The film, originally released in 2017, is reaching new audiences through HBO and Ochoa believes it’s a timely release, considering the immigration turmoil happening now. She also recalls presidential hopeful Julian Castro recently discussing how he didn’t grow up speaking Spanish and the backlash he received.
“I’m so proud of him that he has made this topic national news,” she said. The exploration of the significance of a person’s name is also relevant considering how children who don’t have “Americanized” names can still suffer shame and embarrassment when those names are mispronounced. “Mispronouncing a student’s name truly negates his or her identity, which, in turn, can hinder academic progress,” Yee Wan, president of the National Association for Bilingual Education (NABE) told Quartz. The article cites a 2012 study called “Teachers, Please Learn Our Names: Racial Microaggressions and the K-12 Classrooms.” Researchers found that this can affect the world view and well-being of students which is linked to learning.

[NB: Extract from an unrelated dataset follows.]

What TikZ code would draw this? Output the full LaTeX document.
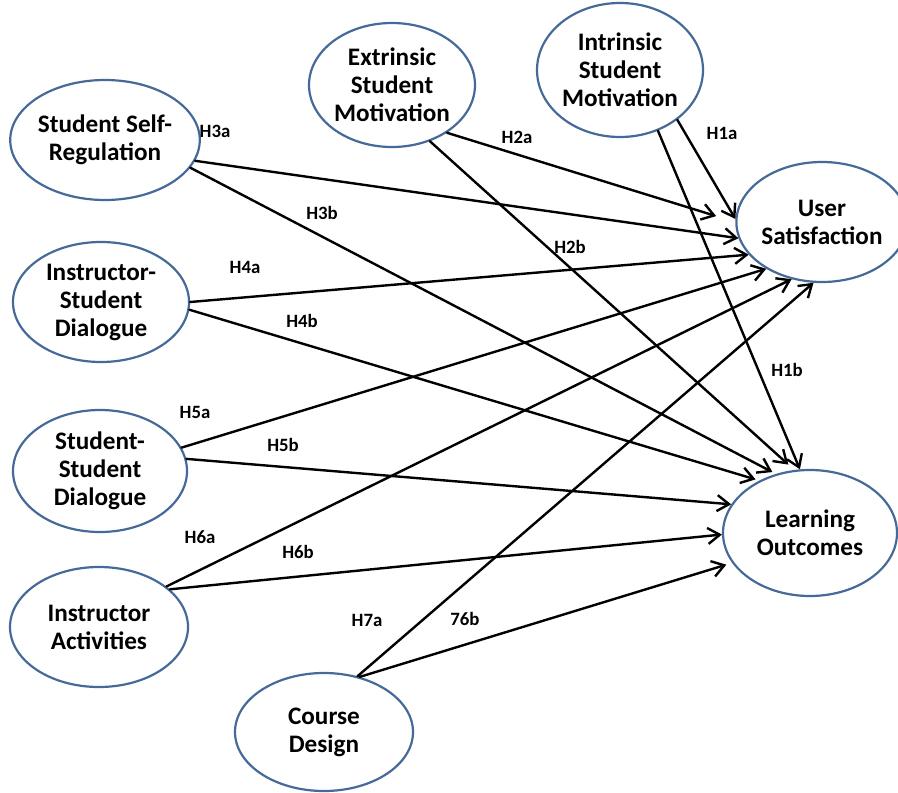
\documentclass[tikz,border=0pt]{standalone}
\usepackage{fontspec}
\setmainfont{Carlito}
\usetikzlibrary{shapes.geometric,arrows.meta}
\definecolor{ellblue}{RGB}{70,106,152}
\begin{document}
\begin{tikzpicture}[x=.5pt, y=-.5pt, line join=round, line cap=round,
	>={Straight Barb[length=6pt,width=8pt]},
	var/.style={ellipse, draw=ellblue, line width=1.1pt, inner sep=0pt, align=center, font=\bfseries\fontsize{12.6}{14}\selectfont},
	hyp/.style={inner sep=0pt, font=\bfseries\fontsize{9.4}{10}\selectfont}]
	\useasboundingbox (0,0) rectangle (898,792);
	% constructs
	\node[var, minimum width=82pt, minimum height=60pt] (ssr) at (105,140) {Student Self-\\Regulation};
	\node[var, minimum width=88pt, minimum height=60pt] (isd) at (101,302) {Instructor-\\Student\\Dialogue};
	\node[var, minimum width=87pt, minimum height=61pt] (ssd) at (100,471) {Student-\\Student\\Dialogue};
	\node[var, minimum width=89pt, minimum height=60pt] (ia) at (99,627) {Instructor\\Activities};
	\node[var, minimum width=89pt, minimum height=59pt] (cd) at (324,732) {Course\\Design};
	\node[var, minimum width=83pt, minimum height=62pt] (esm) at (392,85) {Extrinsic\\Student\\Motivation};
	\node[var, minimum width=83pt, minimum height=67pt] (ism) at (620,70) {Intrinsic\\Student\\Motivation};
	\node[var, minimum width=75pt, minimum height=60pt] (us) at (822,222) {User\\Satisfaction};
	\node[var, minimum width=87pt, minimum height=63pt] (lo) at (810,533) {Learning\\Outcomes};
	% paths
	\foreach \s/\a/\t/\b/\sh in {ism/-41/us/178/0, ism/-58/lo/99/0, esm/-41/us/180/10, esm/-56/lo/104/4,
		ssr/-13/us/191/0, ssr/-18/lo/120/2, isd/0/us/204/0, isd/-5/lo/134/2,
		ssd/16/us/220/0, ssd/8/lo/160/0, ia/31/us/242/0, ia/28/lo/181/0,
		cd/59/us/262/0, cd/57/lo/201/3}
		\draw[->, line width=1.2pt, shorten >=\sh pt] (\s.\a) -- (\t.\b);
	% hypotheses
	\foreach \n/\x/\y/\h in {h3a/215/131/H3a, h2a/517/137/H2a, h1a/722/133/H1a, h3b/322/213/H3b,
		h2b/570/247/H2b, h4a/245/267/H4a, h4b/302/321/H4b, h1b/787/370/H1b, h5a/195/412/H5a,
		h5b/283/445/H5b, h6a/200/537/H6a, h6b/298/552/H6b, h7a/367/620/H7a, h7b/465/619/76b}
		\node[hyp] (\n) at (\x,\y) {\h};
\end{tikzpicture}
\end{document}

Ochoa says that she’s received positive feedback and gratitude from viewers for putting a spotlight on this topic, but the most incredible reaction for her has been from educators who wish to screen the film.
“I wanted to give a voice to everyone who suffered this injustice and educate others so they could be supportive and more understanding towards Latinos who aren’t fluent,” she said. “We should all be proud to be American, but also try as best we can to retain the language and traditions from our individual cultures. We shouldn’t be made to feel embarrassed or ashamed of speaking another language in this country. It should be encouraged and viewed as an asset.” Ochoa started her own production company named 8A Entertainment, inspired by her last name Ocho-A “to pay homage to my roots.” She is working on expanding the short to a feature film to reach an even larger audience.
“This film follows one family’s story, but it is really a universal theme of accepting yourself and not being ashamed of who you are or where you come from. I’d love for people to know this is not just a film for Latinos,” she said.”I have friends who are Filipino, Japanese, Italian, German, and each one of them have shared when their grandparents or parents came to this country, they quickly tried to assimilate. They only spoke English and never taught their children their native tongue. Anyone who has ever felt like they don’t fit in perfectly to society’s ideals of what’s an ‘American’ can relate to this film.”